--- Task details ---
Transcribe only the part of the material below that begins at the line containing "Emit a Python" and ends at the line containing "import plotly.graph_objects as go", with both kept and images left out.

--- Entries ---

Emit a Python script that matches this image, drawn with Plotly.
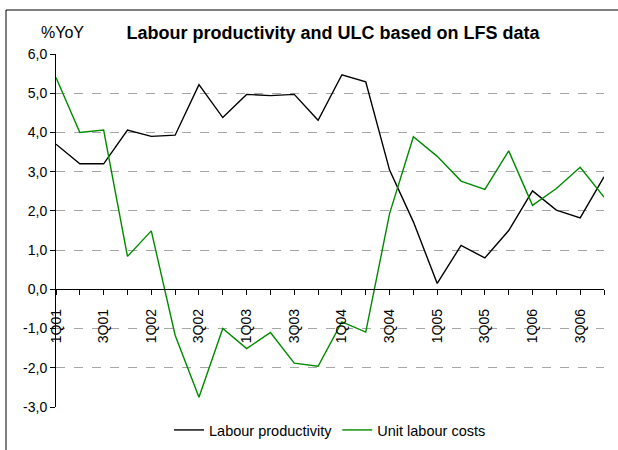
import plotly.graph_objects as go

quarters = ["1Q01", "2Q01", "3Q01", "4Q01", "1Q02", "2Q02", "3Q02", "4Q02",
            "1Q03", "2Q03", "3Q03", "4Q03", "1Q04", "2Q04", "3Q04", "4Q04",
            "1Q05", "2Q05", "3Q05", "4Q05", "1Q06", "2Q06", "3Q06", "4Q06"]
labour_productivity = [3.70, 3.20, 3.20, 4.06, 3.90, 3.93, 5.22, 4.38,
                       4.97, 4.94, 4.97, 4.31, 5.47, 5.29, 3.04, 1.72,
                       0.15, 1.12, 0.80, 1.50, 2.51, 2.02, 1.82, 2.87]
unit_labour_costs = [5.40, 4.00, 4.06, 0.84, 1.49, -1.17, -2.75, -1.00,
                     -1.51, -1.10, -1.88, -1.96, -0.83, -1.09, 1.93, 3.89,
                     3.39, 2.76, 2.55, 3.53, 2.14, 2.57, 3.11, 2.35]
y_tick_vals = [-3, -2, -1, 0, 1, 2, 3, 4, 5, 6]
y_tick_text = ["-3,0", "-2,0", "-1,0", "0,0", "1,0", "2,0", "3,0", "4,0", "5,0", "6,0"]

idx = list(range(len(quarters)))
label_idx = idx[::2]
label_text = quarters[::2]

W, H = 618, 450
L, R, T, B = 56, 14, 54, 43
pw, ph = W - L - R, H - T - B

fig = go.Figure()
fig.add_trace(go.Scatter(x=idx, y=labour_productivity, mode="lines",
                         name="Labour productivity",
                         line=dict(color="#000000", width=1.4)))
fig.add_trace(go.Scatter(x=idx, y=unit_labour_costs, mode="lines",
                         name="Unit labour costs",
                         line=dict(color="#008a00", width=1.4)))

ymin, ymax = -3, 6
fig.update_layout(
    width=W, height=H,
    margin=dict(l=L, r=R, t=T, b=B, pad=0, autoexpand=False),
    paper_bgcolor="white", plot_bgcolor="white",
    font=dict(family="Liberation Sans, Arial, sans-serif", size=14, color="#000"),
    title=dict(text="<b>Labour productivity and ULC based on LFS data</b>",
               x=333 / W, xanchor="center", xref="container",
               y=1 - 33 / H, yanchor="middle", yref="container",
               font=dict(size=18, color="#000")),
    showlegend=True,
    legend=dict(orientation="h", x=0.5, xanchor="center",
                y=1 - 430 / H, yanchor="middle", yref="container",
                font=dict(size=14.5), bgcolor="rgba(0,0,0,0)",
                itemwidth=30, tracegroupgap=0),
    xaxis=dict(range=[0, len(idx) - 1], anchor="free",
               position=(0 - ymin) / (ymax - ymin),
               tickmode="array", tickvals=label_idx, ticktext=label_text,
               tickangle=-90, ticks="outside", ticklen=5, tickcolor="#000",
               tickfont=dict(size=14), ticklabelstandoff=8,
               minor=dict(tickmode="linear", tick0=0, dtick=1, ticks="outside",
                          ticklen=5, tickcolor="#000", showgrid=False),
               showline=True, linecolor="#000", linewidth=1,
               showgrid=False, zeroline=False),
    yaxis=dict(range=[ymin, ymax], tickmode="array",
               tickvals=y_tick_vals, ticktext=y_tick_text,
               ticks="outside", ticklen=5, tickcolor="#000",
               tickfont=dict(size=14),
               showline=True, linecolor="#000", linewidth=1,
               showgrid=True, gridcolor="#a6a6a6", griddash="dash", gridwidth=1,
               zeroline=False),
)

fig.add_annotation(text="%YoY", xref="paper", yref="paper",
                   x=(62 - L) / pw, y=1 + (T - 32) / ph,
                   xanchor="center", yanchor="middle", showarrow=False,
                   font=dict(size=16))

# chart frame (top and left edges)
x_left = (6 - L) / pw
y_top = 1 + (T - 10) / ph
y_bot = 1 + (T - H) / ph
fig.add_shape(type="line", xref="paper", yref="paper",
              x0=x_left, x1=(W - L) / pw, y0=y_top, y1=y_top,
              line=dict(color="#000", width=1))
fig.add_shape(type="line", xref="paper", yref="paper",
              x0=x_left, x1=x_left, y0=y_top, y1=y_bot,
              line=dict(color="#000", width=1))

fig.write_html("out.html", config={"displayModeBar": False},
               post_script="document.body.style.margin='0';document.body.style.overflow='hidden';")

--

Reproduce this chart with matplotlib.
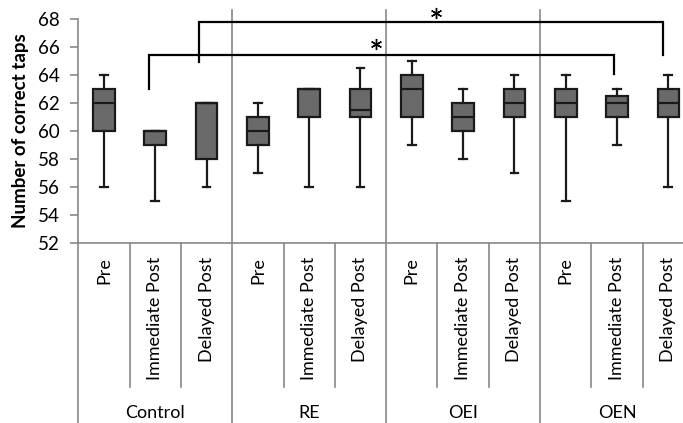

* * *

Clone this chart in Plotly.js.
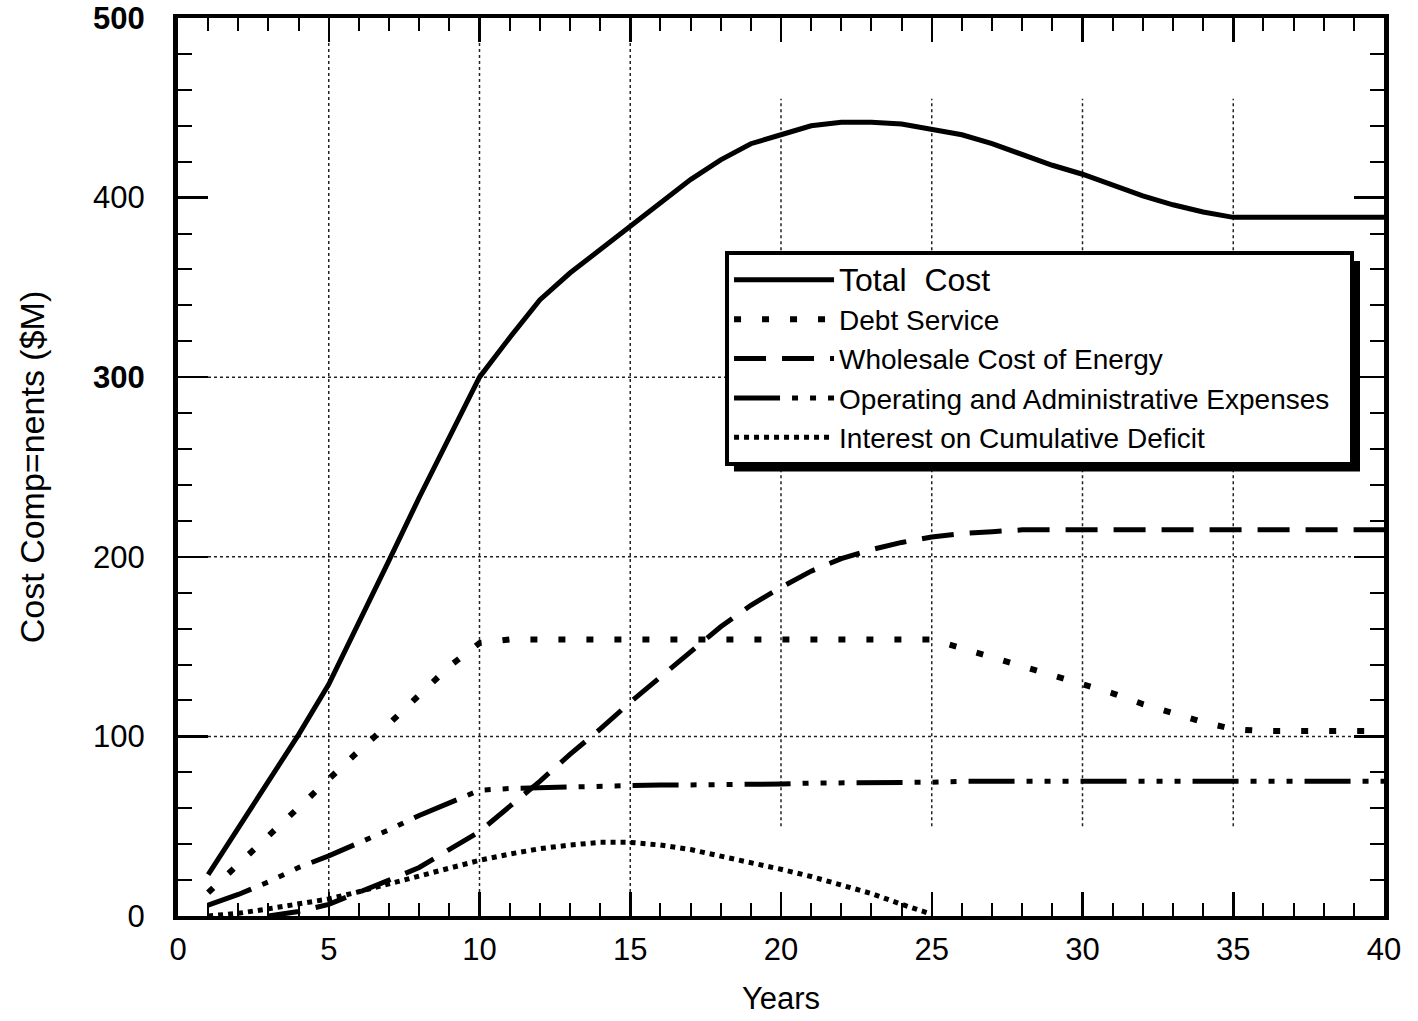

--- The completed task ---
Emit a Python script that matches this image, drawn with Plotly.
import plotly.graph_objects as go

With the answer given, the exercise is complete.